# [Task objective]
Check every line of the entries that follow, and copy the ones containing "this".

# [Given data]
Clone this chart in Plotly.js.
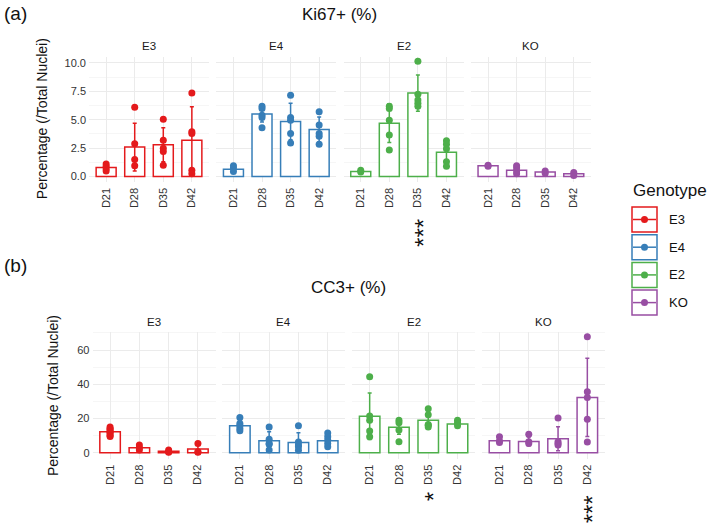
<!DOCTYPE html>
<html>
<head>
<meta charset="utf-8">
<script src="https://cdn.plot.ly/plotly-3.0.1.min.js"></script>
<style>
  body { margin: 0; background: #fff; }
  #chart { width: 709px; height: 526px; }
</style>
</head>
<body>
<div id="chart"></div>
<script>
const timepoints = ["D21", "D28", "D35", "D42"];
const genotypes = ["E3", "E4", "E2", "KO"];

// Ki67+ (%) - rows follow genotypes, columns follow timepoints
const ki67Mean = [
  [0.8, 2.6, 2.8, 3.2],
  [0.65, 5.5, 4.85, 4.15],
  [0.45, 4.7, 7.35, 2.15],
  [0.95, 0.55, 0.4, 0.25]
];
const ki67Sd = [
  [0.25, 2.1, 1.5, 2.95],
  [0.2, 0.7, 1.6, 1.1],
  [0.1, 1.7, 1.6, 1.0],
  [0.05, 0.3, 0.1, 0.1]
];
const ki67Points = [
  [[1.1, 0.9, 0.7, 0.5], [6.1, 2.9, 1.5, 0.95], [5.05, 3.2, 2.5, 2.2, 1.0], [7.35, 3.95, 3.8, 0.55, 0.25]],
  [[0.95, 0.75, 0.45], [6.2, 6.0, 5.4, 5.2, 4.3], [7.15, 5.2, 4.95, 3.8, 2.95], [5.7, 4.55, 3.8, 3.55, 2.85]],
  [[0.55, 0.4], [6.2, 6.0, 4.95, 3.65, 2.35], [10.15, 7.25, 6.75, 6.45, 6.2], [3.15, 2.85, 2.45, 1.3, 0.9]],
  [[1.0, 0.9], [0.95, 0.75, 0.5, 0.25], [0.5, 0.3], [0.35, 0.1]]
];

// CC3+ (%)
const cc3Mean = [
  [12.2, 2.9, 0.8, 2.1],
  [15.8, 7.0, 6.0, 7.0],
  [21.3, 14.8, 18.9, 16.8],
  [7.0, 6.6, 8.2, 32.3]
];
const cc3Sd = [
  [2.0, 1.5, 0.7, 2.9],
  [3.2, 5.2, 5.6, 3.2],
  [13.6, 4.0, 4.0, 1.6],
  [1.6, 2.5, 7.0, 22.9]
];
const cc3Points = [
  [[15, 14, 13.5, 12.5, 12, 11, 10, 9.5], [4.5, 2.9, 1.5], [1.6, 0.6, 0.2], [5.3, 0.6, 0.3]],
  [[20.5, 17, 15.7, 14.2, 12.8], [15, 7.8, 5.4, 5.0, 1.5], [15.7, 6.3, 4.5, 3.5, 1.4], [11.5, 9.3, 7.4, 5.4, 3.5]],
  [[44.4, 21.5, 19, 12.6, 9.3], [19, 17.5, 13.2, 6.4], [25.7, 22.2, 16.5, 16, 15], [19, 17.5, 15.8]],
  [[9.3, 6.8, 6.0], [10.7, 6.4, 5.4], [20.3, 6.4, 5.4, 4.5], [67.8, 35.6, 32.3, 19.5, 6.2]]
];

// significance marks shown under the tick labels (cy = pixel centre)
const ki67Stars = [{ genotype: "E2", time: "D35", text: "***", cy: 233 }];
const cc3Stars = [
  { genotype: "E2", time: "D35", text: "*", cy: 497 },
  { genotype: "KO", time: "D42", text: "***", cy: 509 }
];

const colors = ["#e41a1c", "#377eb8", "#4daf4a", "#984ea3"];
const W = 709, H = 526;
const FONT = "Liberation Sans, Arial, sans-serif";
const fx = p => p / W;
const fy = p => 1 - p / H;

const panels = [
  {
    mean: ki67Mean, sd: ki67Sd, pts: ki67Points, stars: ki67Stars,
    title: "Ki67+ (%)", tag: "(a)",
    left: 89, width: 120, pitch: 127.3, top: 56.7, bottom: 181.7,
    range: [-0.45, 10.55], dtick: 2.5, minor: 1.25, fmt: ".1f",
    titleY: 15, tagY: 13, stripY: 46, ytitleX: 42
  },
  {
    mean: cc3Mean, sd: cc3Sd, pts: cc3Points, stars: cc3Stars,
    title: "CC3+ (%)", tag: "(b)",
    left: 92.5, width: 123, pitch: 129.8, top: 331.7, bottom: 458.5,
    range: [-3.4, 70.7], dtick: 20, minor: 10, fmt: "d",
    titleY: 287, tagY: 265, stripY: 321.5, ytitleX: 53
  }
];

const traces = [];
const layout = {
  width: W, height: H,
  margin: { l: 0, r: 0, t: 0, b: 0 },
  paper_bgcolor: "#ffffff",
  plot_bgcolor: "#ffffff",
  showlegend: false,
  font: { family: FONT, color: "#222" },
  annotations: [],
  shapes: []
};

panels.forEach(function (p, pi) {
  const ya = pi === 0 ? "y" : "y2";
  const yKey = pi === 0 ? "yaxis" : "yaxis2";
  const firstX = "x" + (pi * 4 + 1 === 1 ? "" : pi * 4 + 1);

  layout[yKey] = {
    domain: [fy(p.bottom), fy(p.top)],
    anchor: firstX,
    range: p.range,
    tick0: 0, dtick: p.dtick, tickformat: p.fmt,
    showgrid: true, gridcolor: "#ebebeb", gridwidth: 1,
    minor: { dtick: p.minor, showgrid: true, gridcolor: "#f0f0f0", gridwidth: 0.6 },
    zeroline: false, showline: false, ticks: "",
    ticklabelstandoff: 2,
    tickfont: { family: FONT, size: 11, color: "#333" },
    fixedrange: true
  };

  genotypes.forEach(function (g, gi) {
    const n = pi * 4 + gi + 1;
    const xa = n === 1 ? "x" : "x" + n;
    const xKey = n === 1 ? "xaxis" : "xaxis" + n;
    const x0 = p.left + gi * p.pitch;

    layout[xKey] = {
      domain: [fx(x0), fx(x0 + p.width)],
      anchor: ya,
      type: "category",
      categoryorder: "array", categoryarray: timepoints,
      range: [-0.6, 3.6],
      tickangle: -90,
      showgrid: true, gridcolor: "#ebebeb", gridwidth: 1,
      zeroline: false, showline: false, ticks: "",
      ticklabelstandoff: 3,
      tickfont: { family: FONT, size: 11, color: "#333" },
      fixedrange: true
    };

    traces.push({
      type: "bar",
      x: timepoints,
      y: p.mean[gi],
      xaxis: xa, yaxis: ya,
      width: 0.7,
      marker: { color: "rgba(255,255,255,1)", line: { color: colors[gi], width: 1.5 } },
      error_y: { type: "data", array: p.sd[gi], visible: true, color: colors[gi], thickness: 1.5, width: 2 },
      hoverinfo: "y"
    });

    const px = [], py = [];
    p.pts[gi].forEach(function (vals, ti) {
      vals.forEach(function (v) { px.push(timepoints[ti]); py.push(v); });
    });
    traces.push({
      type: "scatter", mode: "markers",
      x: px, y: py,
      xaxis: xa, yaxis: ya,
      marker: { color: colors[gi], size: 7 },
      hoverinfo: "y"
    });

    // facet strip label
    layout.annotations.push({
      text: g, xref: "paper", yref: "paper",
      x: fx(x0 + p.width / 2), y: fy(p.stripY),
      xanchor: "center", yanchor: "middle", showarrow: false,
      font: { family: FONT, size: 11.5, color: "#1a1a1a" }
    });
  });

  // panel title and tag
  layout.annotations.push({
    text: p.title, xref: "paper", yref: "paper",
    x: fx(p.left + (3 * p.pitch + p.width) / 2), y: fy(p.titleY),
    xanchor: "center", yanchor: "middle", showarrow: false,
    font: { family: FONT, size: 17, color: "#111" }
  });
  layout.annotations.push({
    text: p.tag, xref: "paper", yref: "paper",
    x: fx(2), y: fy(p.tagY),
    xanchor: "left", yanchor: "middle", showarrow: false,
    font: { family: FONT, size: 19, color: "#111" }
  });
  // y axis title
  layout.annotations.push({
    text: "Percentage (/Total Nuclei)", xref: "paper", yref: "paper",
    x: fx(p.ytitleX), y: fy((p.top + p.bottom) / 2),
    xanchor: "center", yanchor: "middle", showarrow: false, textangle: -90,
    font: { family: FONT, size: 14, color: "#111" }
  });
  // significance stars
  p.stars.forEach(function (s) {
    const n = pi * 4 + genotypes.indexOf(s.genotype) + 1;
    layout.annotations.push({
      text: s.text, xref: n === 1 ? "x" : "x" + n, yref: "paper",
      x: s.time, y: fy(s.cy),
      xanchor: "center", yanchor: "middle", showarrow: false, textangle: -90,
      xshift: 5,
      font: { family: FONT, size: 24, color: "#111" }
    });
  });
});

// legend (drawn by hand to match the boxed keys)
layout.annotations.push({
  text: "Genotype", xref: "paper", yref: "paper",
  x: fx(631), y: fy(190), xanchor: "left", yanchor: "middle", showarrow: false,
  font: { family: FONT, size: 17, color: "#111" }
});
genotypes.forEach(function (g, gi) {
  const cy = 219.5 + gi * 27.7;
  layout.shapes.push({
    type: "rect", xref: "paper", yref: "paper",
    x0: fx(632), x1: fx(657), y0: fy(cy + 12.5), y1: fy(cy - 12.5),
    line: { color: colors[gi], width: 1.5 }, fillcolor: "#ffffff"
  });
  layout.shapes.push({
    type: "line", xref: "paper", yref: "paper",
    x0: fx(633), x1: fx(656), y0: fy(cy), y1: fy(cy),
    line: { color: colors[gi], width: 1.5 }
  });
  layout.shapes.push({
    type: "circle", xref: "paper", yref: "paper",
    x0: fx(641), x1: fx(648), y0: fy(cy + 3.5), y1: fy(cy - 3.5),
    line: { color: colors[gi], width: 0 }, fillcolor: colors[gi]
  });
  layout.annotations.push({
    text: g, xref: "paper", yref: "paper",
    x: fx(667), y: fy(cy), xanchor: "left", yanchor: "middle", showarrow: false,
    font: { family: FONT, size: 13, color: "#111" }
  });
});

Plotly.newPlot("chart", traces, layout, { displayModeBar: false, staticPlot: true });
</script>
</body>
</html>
==
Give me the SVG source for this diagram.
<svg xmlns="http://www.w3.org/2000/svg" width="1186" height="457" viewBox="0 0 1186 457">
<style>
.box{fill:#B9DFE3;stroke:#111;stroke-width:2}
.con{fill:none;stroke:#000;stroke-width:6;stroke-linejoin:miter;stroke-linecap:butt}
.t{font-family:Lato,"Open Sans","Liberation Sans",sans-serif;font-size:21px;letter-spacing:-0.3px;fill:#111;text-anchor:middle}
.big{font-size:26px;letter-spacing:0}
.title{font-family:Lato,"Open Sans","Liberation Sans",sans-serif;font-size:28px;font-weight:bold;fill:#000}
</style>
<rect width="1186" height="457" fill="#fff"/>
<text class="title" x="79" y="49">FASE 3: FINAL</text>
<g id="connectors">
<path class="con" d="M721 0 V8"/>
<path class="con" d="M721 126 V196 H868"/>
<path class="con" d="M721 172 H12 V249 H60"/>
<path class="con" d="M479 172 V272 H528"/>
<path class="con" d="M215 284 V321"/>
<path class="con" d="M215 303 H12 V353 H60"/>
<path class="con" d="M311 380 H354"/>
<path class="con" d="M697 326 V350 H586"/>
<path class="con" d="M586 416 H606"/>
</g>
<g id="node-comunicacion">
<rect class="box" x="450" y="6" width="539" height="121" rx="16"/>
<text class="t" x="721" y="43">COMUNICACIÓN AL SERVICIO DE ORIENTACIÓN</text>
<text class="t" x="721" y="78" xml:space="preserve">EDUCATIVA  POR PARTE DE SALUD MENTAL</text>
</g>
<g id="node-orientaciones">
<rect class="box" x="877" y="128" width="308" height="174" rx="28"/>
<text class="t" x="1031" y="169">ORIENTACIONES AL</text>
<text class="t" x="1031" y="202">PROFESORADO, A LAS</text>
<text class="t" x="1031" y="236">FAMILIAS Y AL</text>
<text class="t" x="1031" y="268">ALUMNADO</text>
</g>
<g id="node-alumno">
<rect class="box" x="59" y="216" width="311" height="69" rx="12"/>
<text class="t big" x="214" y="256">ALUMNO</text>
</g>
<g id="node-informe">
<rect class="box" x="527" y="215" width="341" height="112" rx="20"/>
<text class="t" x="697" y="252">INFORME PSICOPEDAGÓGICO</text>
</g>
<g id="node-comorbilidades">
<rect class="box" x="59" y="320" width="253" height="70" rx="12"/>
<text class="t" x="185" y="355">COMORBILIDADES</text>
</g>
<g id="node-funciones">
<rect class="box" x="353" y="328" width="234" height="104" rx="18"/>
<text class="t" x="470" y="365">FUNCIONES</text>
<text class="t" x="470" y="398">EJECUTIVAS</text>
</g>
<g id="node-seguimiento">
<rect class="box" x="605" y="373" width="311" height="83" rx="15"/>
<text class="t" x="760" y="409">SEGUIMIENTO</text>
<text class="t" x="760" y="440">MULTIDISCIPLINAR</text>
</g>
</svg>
* * *
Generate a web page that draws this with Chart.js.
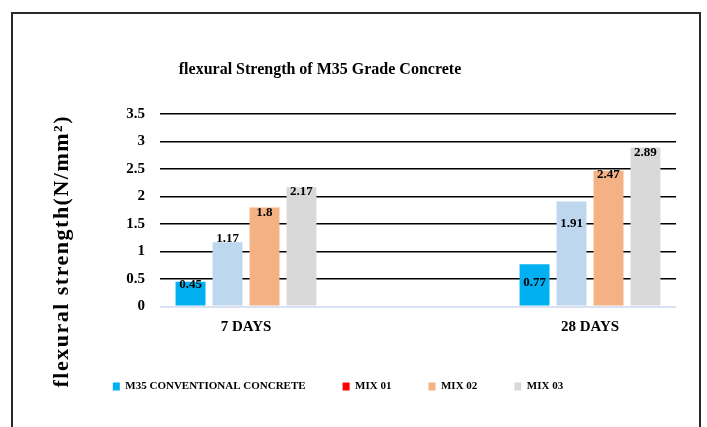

# [Full answer]
Clone this chart in Plotly.js.
Give me the SVG source for this diagram.
Generate a web page that draws this with Chart.js.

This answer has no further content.